- Crocodiles of the World logo
- Interactive map of Crocodiles of the World
- 51°46′38″N 1°35′05″W﻿ / ﻿51.77722°N 1.58472°W
- Date opened: 2011
- Location: Brize Norton, Oxfordshire, England
- No. of species: Over 30
- Website: https://www.crocodilesoftheworld.co.uk/

= Crocodiles of the World =

Zoo in Oxfordshire, England

Crocodiles of the World is a zoo in Brize Norton, Oxfordshire in the United Kingdom specialising in crocodilia.

==History==
Crocodiles of the World was started by Shaun Foggett in 2011 at a site in Crawley Mill, Witney, before moving to Brize Norton, both in Oxfordshire, UK. The creation of the original zoo was documented by a film crew for the television show Croc Man, which was broadcast on Channel 5.

Foggett had to sell his family home to fund the starting of the zoo.

==Animals==
There are 19 of the 24 crocodile species in the world at the park, along with a range of other reptiles, turtles, and tortoises, including a group of Galápagos tortoise.

As well as the reptiles and amphibians, there are some meerkats, tamarins and birds.

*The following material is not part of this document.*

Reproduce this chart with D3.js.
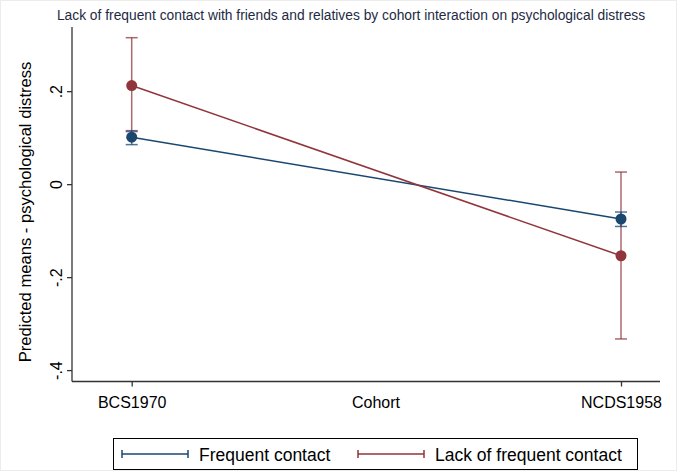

The zoo has been involved in rescue rehoming, such as with taking in a crocodile which was kept in a greenhouse in Sweden.

A breeding programme has been successful, including being the first UK zoo (and second in Europe) to breed the false gharial (Tomistoma) crocodile with 10 of that species hatched in 2017.

==Visitor experience==
The attraction is rated at 4.5 out of 5 on Tripadvisor.

As well as general admission, the zoo offers 'keeper experiences' with the crocodiles, meerkats, or monitor lizards.

==Professional membership and recognition==
The zoo is a member of the British and Irish Association of Zoos and Aquariums (BIAZA), which is the main trade organisation for British animal parks.

It was the winner of the Best New Business award at the West Oxfordshire business awards in 2013, and won the Hospitality Award in 2015.

A photo of an American Alligator at the attraction was highly commended in the BIAZA 2020 photography competition.